* **Information provided**:
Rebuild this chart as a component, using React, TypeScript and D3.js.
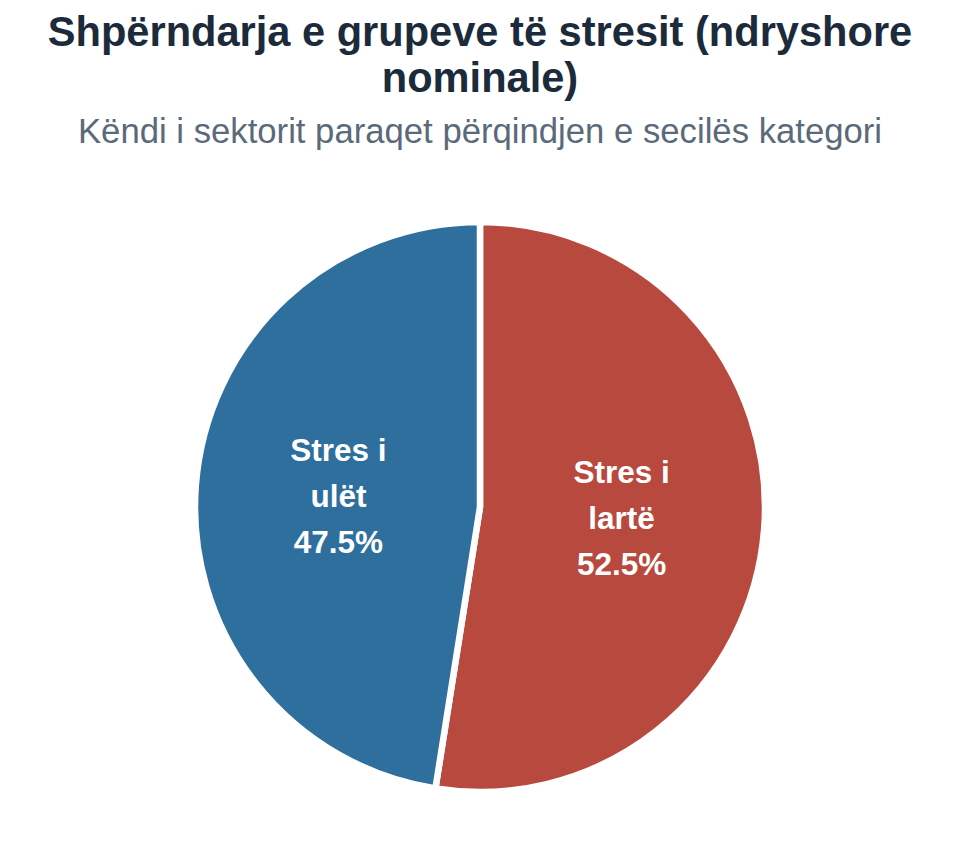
import * as d3 from 'd3';

const CATEGORIES = ['Stres i lartë', 'Stres i ulët'];
const SHARES = [52.5, 47.5];
const LABEL_LINES = [['Stres i', 'lartë'], ['Stres i', 'ulët']];
const COLORS = ['#b8493e', '#2e6f9e'];

const W = 960;
const H = 864;
const CX = 480;
const CY = 507;
const R = 285;

export default function App() {
  const pie = d3
    .pie<number>()
    .sort(null)
    .value((d) => d);
  const arcs = pie(SHARES);
  const arc = d3.arc<d3.PieArcDatum<number>>().innerRadius(0).outerRadius(R);
  const labelArc = d3
    .arc<d3.PieArcDatum<number>>()
    .innerRadius(142)
    .outerRadius(142);

  return (
    <svg
      width={W}
      height={H}
      viewBox={`0 0 ${W} ${H}`}
      style={{ position: 'absolute', left: 0, top: 0, background: '#fff' }}
      fontFamily="'Liberation Sans', Arial, sans-serif"
    >
      <text textAnchor="middle" fontWeight="bold" fontSize={41.6} fill="#1b2b3b">
        <tspan x={W / 2} y={46}>Shpërndarja e grupeve të stresit (ndryshore</tspan>
        <tspan x={W / 2} y={92}>nominale)</tspan>
      </text>
      <text x={W / 2} y={143} textAnchor="middle" fontSize={34.7} fill="#5a6a7a">
        Këndi i sektorit paraqet përqindjen e secilës kategori
      </text>

      <g transform={`translate(${CX},${CY})`}>
        {arcs.map((a, i) => (
          <path
            key={CATEGORIES[i]}
            d={arc(a) ?? ''}
            fill={COLORS[i]}
            stroke="#fff"
            strokeWidth={6.5}
            strokeLinejoin="round"
          />
        ))}
        {arcs.map((a, i) => {
          const [x, y] = labelArc.centroid(a);
          const lines = [...LABEL_LINES[i], `${SHARES[i].toFixed(1)}%`];
          return (
            <text
              key={`lbl-${i}`}
              textAnchor="middle"
              fontWeight="bold"
              fontSize={31.5}
              fill="#fff"
            >
              {lines.map((l, j) => (
                <tspan key={j} x={x} y={y + (j - 1) * 46 + 11}>
                  {l}
                </tspan>
              ))}
            </text>
          );
        })}
      </g>
    </svg>
  );
}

* **What is required**: Without the pictures, output the full listing exactly as it stands.

* **Solution below**:
Rebuild this chart as a component, using React, TypeScript and D3.js.
import * as d3 from 'd3';

const CATEGORIES = ['Stres i lartë', 'Stres i ulët'];
const SHARES = [52.5, 47.5];
const LABEL_LINES = [['Stres i', 'lartë'], ['Stres i', 'ulët']];
const COLORS = ['#b8493e', '#2e6f9e'];

const W = 960;
const H = 864;
const CX = 480;
const CY = 507;
const R = 285;

export default function App() {
  const pie = d3
    .pie<number>()
    .sort(null)
    .value((d) => d);
  const arcs = pie(SHARES);
  const arc = d3.arc<d3.PieArcDatum<number>>().innerRadius(0).outerRadius(R);
  const labelArc = d3
    .arc<d3.PieArcDatum<number>>()
    .innerRadius(142)
    .outerRadius(142);

  return (
    <svg
      width={W}
      height={H}
      viewBox={`0 0 ${W} ${H}`}
      style={{ position: 'absolute', left: 0, top: 0, background: '#fff' }}
      fontFamily="'Liberation Sans', Arial, sans-serif"
    >
      <text textAnchor="middle" fontWeight="bold" fontSize={41.6} fill="#1b2b3b">
        <tspan x={W / 2} y={46}>Shpërndarja e grupeve të stresit (ndryshore</tspan>
        <tspan x={W / 2} y={92}>nominale)</tspan>
      </text>
      <text x={W / 2} y={143} textAnchor="middle" fontSize={34.7} fill="#5a6a7a">
        Këndi i sektorit paraqet përqindjen e secilës kategori
      </text>

      <g transform={`translate(${CX},${CY})`}>
        {arcs.map((a, i) => (
          <path
            key={CATEGORIES[i]}
            d={arc(a) ?? ''}
            fill={COLORS[i]}
            stroke="#fff"
            strokeWidth={6.5}
            strokeLinejoin="round"
          />
        ))}
        {arcs.map((a, i) => {
          const [x, y] = labelArc.centroid(a);
          const lines = [...LABEL_LINES[i], `${SHARES[i].toFixed(1)}%`];
          return (
            <text
              key={`lbl-${i}`}
              textAnchor="middle"
              fontWeight="bold"
              fontSize={31.5}
              fill="#fff"
            >
              {lines.map((l, j) => (
                <tspan key={j} x={x} y={y + (j - 1) * 46 + 11}>
                  {l}
                </tspan>
              ))}
            </text>
          );
        })}
      </g>
    </svg>
  );
}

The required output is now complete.